A study by Leadership IQ surveyed 14,033 people to understand preferences for leadership styles. 21% people appreciate autocratic leaders who retain final decision-making authority.

Vision Coaching

Vision coaching is all about big-picture thinking. You help your clients set far-reaching goals and align their actions with their larger life vision. This style is great for visionary individuals or those looking to make significant changes or strides in their personal or professional lives.

Laissez-faire Coaching

Laissez-faire coaching is characterized by a hands-off approach, giving clients the freedom to explore and act on their own while you provide support as needed. This style can be particularly effective with highly motivated and independent clients who benefit from minimal interference.

Choosing the Right Coaching Style

Each of these factors I have explained below is something you, as a coach, need to consider carefully.

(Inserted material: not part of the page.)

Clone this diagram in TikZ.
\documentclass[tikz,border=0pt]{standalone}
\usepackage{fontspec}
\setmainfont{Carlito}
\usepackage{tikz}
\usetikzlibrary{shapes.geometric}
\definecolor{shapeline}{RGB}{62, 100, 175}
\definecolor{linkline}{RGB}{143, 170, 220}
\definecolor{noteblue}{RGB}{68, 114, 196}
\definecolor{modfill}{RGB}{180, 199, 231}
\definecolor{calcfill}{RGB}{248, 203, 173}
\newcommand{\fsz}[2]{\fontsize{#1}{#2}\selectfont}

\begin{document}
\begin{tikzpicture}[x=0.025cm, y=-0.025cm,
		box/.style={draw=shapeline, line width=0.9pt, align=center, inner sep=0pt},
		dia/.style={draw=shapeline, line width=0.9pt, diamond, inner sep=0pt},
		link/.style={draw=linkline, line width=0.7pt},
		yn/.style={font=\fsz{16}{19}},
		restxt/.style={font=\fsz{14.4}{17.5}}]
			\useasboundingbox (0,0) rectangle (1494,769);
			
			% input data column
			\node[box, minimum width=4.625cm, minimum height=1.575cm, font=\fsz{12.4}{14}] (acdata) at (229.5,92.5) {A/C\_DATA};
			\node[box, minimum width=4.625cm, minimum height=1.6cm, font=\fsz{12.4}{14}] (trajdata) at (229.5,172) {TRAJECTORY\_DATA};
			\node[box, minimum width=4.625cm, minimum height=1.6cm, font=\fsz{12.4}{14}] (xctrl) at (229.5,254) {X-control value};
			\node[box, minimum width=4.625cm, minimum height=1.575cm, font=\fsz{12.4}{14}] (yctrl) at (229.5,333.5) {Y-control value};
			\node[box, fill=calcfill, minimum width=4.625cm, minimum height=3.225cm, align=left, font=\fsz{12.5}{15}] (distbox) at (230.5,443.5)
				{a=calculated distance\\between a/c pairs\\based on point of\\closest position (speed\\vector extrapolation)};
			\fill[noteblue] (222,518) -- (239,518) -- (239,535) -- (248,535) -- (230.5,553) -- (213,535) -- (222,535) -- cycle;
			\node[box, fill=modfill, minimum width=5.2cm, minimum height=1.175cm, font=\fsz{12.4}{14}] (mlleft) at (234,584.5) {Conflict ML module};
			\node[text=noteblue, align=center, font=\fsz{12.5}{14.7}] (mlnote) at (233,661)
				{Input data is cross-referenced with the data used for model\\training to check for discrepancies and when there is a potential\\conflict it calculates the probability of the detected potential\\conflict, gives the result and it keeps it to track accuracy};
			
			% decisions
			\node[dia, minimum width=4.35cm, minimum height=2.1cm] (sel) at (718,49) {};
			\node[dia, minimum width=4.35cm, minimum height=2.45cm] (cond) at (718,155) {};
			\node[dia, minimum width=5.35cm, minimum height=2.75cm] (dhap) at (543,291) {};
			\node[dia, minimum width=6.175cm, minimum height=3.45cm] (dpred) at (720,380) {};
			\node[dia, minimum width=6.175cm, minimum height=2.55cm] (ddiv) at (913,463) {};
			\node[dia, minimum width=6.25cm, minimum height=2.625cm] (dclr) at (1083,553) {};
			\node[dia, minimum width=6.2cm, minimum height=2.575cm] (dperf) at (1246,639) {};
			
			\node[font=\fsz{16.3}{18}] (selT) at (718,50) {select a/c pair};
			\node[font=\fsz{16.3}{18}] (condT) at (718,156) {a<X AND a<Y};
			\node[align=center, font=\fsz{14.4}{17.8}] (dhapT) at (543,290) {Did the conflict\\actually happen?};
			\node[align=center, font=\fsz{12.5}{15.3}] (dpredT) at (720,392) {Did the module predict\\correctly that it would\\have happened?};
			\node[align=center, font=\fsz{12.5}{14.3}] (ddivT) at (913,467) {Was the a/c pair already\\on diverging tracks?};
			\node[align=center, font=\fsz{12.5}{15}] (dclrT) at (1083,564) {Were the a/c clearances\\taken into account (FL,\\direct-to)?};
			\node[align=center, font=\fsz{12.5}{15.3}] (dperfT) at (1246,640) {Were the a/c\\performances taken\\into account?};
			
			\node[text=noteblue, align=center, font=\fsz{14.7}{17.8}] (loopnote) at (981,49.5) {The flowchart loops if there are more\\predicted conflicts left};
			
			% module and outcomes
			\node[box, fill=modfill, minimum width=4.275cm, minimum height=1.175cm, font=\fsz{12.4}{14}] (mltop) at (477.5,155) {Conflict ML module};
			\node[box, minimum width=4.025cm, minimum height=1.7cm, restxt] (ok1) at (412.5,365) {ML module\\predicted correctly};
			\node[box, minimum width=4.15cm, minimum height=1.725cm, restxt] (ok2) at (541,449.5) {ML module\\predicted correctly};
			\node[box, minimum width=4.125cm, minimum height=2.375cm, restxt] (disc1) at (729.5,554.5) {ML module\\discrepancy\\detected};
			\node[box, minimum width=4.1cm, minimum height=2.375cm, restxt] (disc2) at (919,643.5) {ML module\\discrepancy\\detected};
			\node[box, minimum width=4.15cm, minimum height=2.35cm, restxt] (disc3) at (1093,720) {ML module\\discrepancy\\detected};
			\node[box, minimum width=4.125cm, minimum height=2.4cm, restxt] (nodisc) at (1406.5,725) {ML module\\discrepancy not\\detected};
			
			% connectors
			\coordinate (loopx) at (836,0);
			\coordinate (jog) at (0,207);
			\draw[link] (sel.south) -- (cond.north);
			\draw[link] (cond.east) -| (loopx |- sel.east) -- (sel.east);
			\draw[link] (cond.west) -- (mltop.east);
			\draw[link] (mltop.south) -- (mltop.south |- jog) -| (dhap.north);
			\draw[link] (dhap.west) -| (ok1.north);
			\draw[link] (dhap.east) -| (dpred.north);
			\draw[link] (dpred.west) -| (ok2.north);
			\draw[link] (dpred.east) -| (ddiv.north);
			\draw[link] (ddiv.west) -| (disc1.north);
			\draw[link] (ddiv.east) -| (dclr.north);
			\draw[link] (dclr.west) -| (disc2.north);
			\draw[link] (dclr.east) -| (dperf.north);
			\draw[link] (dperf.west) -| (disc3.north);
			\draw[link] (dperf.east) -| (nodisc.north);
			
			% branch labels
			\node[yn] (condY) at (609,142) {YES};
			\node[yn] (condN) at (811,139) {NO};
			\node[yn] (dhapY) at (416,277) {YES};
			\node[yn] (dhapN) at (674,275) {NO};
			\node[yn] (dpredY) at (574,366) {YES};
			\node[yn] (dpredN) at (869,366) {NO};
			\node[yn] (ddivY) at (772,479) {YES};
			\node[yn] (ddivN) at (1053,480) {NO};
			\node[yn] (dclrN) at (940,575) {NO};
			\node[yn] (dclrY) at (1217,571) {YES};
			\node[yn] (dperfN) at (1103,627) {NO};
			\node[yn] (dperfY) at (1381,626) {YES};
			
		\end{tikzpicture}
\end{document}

This ensures that your coaching sessions are tailored to the specific needs of your clients. By doing so, you enhance the relevance and impact of your coaching, making each session more productive and meaningful.

  • Client’s Goals: Tailoring your coaching style to your client’s specific objectives is crucial.

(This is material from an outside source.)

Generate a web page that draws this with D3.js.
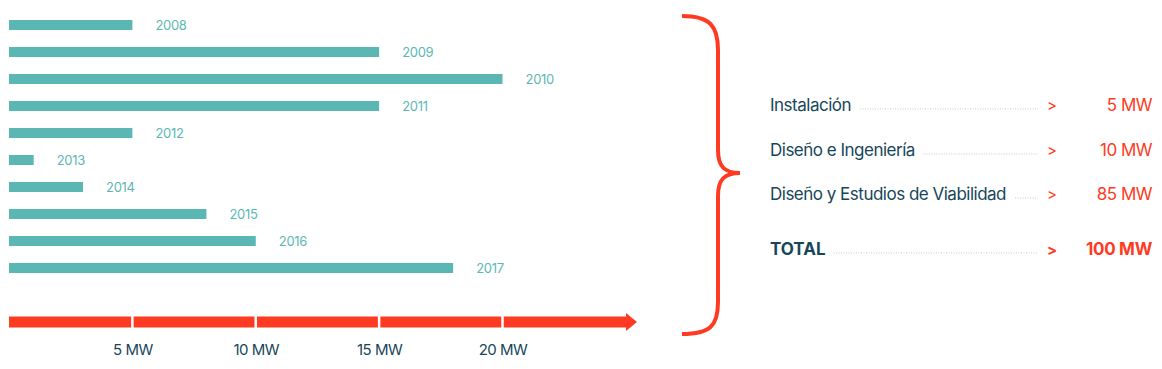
<!DOCTYPE html>
<html><head><meta charset="utf-8">
<script src="https://cdn.jsdelivr.net/npm/d3@7/dist/d3.min.js"></script>
<style>
html,body{margin:0;padding:0;background:#fff;}
svg{display:block;font-family:Inter,"Liberation Sans",sans-serif;}
</style></head>
<body><svg id="c" width="1162" height="369"></svg>
<script>
const years = ["2008","2009","2010","2011","2012","2013","2014","2015","2016","2017"];
const values = [5,15,20,15,5,1,3,8,10,18];
const tickValues = [5,10,15,20];
const tickLabels = ["5 MW","10 MW","15 MW","20 MW"];
const categories = ["Instalación","Diseño e Ingeniería","Diseño y Estudios de Viabilidad"];
const categoryValues = [5,10,85];
const totalLabel = "TOTAL";
const totalValue = 100;

const teal = "#5bb7b3", red = "#ff3a22", dark = "#17465a";
const svg = d3.select("#c");

const x = d3.scaleLinear().domain([0,20]).range([9,502.5]);
const y = d3.scaleBand().domain(years).range([11.5,281.5]).paddingInner(0.63).paddingOuter(0.315);

// bars
svg.append("g").selectAll("rect").data(years).join("rect")
  .attr("x", x(0)).attr("y", d=>y(d))
  .attr("width", (d,i)=>x(values[i])-x(0)).attr("height", y.bandwidth())
  .attr("fill", teal);
svg.append("g").selectAll("text").data(years).join("text")
  .attr("x",(d,i)=>x(values[i])+23).attr("y", d=>y(d)+y.bandwidth()/2+5)
  .attr("fill", teal).attr("font-size",13).attr("letter-spacing","-0.3")
  .text(d=>d);

// axis arrow
const axY = 322;
svg.append("rect").attr("x",x(0)).attr("y",axY-5.5).attr("width",627-x(0)).attr("height",11).attr("fill",red);
svg.append("path").attr("d",`M626,${axY-9}L637,${axY}L626,${axY+9}Z`).attr("fill",red);
svg.append("g").selectAll("line").data(tickValues).join("line")
  .attr("x1",d=>x(d)).attr("x2",d=>x(d)).attr("y1",axY-7).attr("y2",axY+7)
  .attr("stroke","#fff").attr("stroke-width",2.5);

const axis = d3.axisBottom(x).tickValues(tickValues).tickSize(0).tickPadding(0)
  .tickFormat((d,i)=>tickLabels[i]);
const ag = svg.append("g").attr("transform",`translate(0,${axY+22})`).call(axis);
ag.select(".domain").remove();
ag.selectAll("text").attr("fill",dark).attr("font-size",15).attr("letter-spacing","-0.5")
  .attr("font-family","Inter,'Liberation Sans',sans-serif");

// brace
svg.append("path")
  .attr("d","M682,16 C710,16 718,26 718,50 L718,150 C718,166 724,173 740,173 C724,173 718,180 718,196 L718,302 C718,326 710,334 682,334")
  .attr("fill","none").attr("stroke",red).attr("stroke-width",4).attr("stroke-linecap","butt");

// table
const rowsY = [111,156,200];
const leaderEnd = 1038;
const tg = svg.append("g");
categories.forEach((c,i)=>{
  const t = tg.append("text").attr("x",770).attr("y",rowsY[i]).attr("fill",dark)
    .attr("font-size",17).attr("letter-spacing","-0.5").text(c);
  const w = t.node().getComputedTextLength();
  tg.append("line").attr("x1",770+w+9).attr("x2",leaderEnd).attr("y1",rowsY[i]-2).attr("y2",rowsY[i]-2)
    .attr("stroke","#c8c8c8").attr("stroke-width",1).attr("stroke-dasharray","1,1.5");
  tg.append("text").attr("x",1047).attr("y",rowsY[i]).attr("fill",red).attr("font-size",15).text(">");
  tg.append("text").attr("x",1152).attr("y",rowsY[i]).attr("fill",red).attr("font-size",17)
    .attr("text-anchor","end").attr("letter-spacing","-0.5").text(categoryValues[i]+" MW");
});
const ty = 255;
const tt = tg.append("text").attr("x",770).attr("y",ty).attr("fill",dark).attr("font-weight","bold")
  .attr("font-size",17).attr("letter-spacing","0").text(totalLabel);
const tw = tt.node().getComputedTextLength();
tg.append("line").attr("x1",770+tw+8).attr("x2",leaderEnd).attr("y1",ty-2).attr("y2",ty-2)
  .attr("stroke","#c8c8c8").attr("stroke-width",1).attr("stroke-dasharray","1,1.5");
tg.append("text").attr("x",1047).attr("y",ty).attr("fill",red).attr("font-size",15).attr("font-weight","bold").text(">");
tg.append("text").attr("x",1152).attr("y",ty).attr("fill",red).attr("font-size",17).attr("font-weight","bold")
  .attr("text-anchor","end").attr("letter-spacing","-0.3").text(totalValue+" MW");
</script></body></html>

    For example, if you’re working with an entrepreneur who aims to scale their business globally, vision coaching can be incredibly effective.

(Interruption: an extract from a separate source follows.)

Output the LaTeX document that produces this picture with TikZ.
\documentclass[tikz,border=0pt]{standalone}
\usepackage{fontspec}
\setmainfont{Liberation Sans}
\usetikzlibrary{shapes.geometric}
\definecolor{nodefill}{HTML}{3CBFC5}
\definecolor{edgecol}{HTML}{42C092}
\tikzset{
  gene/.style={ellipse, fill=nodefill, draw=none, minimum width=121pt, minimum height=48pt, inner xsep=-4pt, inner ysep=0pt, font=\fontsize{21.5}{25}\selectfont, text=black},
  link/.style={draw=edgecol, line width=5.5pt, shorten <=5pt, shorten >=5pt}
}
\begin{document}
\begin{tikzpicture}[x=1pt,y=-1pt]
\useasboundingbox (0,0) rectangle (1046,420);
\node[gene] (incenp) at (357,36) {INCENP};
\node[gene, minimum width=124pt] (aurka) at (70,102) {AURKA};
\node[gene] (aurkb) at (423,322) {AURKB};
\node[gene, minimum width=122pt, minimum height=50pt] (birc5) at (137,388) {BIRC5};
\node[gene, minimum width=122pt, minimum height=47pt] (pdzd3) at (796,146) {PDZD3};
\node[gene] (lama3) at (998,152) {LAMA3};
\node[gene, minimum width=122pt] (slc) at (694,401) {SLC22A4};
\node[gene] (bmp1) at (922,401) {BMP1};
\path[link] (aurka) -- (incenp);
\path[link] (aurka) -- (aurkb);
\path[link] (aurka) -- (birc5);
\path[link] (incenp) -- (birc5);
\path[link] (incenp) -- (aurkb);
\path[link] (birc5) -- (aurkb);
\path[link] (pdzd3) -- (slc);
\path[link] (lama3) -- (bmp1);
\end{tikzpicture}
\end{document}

    This style helps them set ambitious, long-range goals and align their daily operations with these broader business strategies, fostering clear direction and sustained motivation.
  • Client’s Personality: The coaching style chosen should also resonate with the client’s personality.

    One of my clients deeply valued introspection and personal discovery. So I opted for Holistic coaching as the suitable method of helping him as it integrates aspects of emotional health, lifestyle choices, and overall well-being, providing a supportive framework that addresses the whole person.
  • Coach’s Personality: Your coaching style should reflect your personality and strengths. I blend autocratic and vision coaching styles in my mastermind sessions, providing structured guidance while helping clients set ambitious, long-term goals.

    I notice that this combination works well for me because it balances the need for decisive action with the inspiration and motivation needed to achieve significant, visionary goals. My clients benefit from the clarity and direction this style offers.

Advantages of Integrating Multiple Coaching Styles

You’ve likely heard the saying, “When all you have is a hammer, everything looks like a nail.” This concept rings true in coaching, as relying solely on one approach can be limiting. 

Combining different coaching styles can greatly enhance the adaptability and effectiveness of your coaching. By using a hybrid approach, you can tailor your coaching to fit the dynamic needs of each client. 

There’s no ‘one size fits all’ here. I never stick to just one coaching style; instead, I blend multiple approaches to meet the dynamic needs of each client

I once worked with a business coach, Samuel, who struggled to attract high-ticket clients. Upon evaluating his approach, it became evident that his coaching modules were overly complex, and his use of jargon created barriers in communication.

To tackle this, I combined holistic coaching to simplify his content, ensuring it was accessible and engaging. We also incorporated democratic coaching to involve Samuel in the redesign of his modules, fostering a sense of ownership and alignment with his client’s needs. 

Lastly, through vision coaching, we refined his communication skills, emphasizing clarity and simplicity to better convey his expertise. This multi-faceted approach addressed the initial barriers and helped with fixing his client communication issues.


Now that you’re familiar with these diverse coaching styles, the key is to experiment and find the right balance. Don’t rely exclusively on one method, and be cautious not to mix too many at once, as this can dilute the effectiveness of your approach.